General market comments | December
December was, by any account, a very eventful month with the year ending as it began, with Central banks in the spotlight, with the Fed increasing interest rates for the first time since 2006, ending 7 years of close-to-zero interest rates in the United States. In Europe, the ECB decided to extend its EUR 60 billion a month bond-buying programme to at least March 2017 (from September 2016), as deflation risks persist in the region and economic growth remains limited.
Negative results for risk assets:
- Losses across the board for both fixed income and equity markets, with global sovereign bonds being the bright spot, outperforming most asset classes.
- Strong losses in global high yield bonds, as the interest rate increase in the US prompted investors to flee the asset class and sell riskier positions, hoarding cash as the year ended.
- A disastrous month for European equities, as investors reacted negatively to the expansion of the ECB’s QE programme, which most investors saw as weaker than expected. Ironically, in the same period, the fragile economies of Spain and Italy finally reported some good news with industrial production numbers showing growth above expectation.
- In the US, the aftermath of the FED interest rate increase was not as bad as some predicted, but bad enough to send the S&P negative for 2015.
- Emerging markets had another bad month, with Brazil plunging even deeper into recession as the long-lasting corruption scandal has guaranteed a political paralysis, all of which has culminated in its sovereign rating being downgraded to ‘junk' status.
- Oil reached multi-year record low prices in December, trading at levels last seen in 2008 in the heights of the financial crisis.
Global markets in numbers
Market Outlook and V3´s position
Contrary to our expectation, December ended the year on a negative note, with investors trimming exposure to risky assets and shedding everything from investment grade bonds to emerging market equities. Despite the bleak picture, we still believe that global economic growth in 2016 will surpass that of 2015, with low inflation and energy costs supporting consumption growth in the developed world.
In the markets, volatility is here to stay and 2016 will be no different from 2015 in this respect, with uncertainties on all fronts:
- The Fed increased interest rates for the first time since 2006 in December of 2015 and is expected to continue to raise them at every subsequent policy meeting in 2016. Nevertheless, these raises will be data dependent, which could result in a more aggressive cycle than currently priced.
- The ECB is expected to keep reassuring investors that it is pursuing the right policy and using the appropriate tools to do that, despite this we expect the markets to remain sceptical of the results.
- The ongoing commodities rout is likely to remain strong in 2016, putting pressure on emerging markets and the energy and materials sectors in the near-term.

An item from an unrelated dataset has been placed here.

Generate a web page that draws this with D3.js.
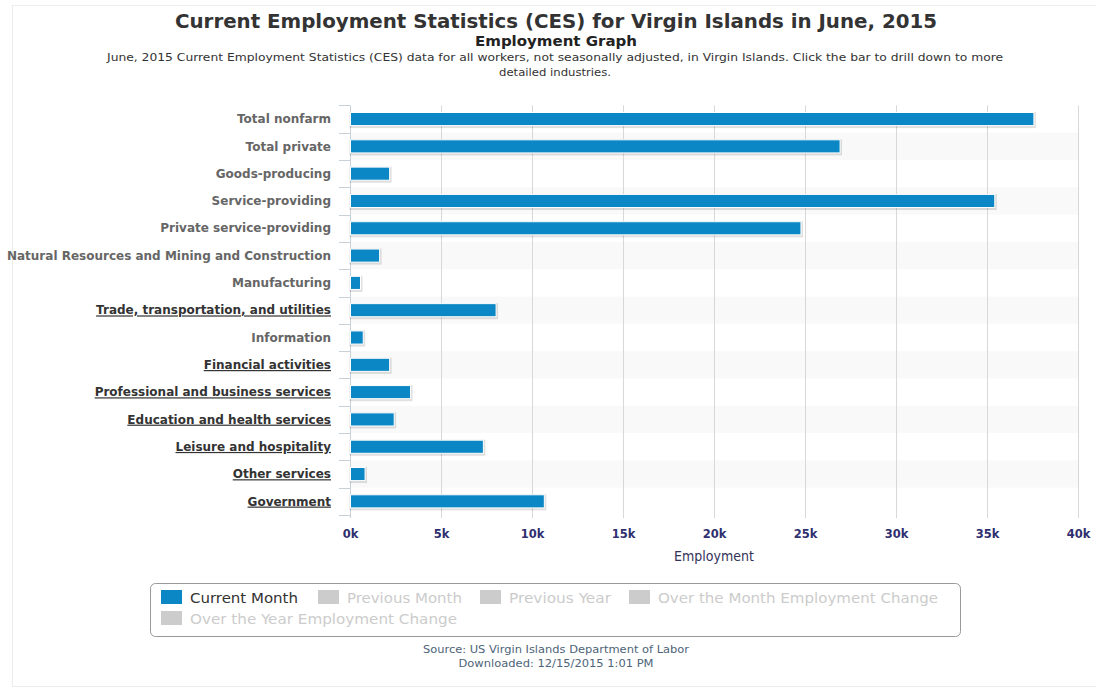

- Chinese economic activity is likely to keep weakening in 2016, prompting the yuan to devalue and reach fresh new lows. This will bring increased volatility to the markets, similar to those seen during the selloff in August/September of 2015.
- A potential geopolitical event in the Middle East, possibly involving Russia and NATO, would bring considerable selling pressure to the markets and could affect consumer confidence across the globe.
Diversification, not only in asset classes but also across different economies and monetary regimes, will be vital in the future. Changing demographics, economic realities, high levels of debt and increasing concentration of wealth will add to the already full list of aspects to consider when investing in any market.
Investors should not assume that in an increasingly political world, every nation will do whatever it can to keep exchange rates stable, service its debt or even to play by the consensual rules, when it comes to support its own economy. In this environment, it is ever more important to keep liquidity at elevated levels and be prudent when deciding on an investment strategy.
We favour flexible and actively managed strategies versus passive allocations, and still like quality names in investment grade, high yield and emerging market bonds over broad index allocations.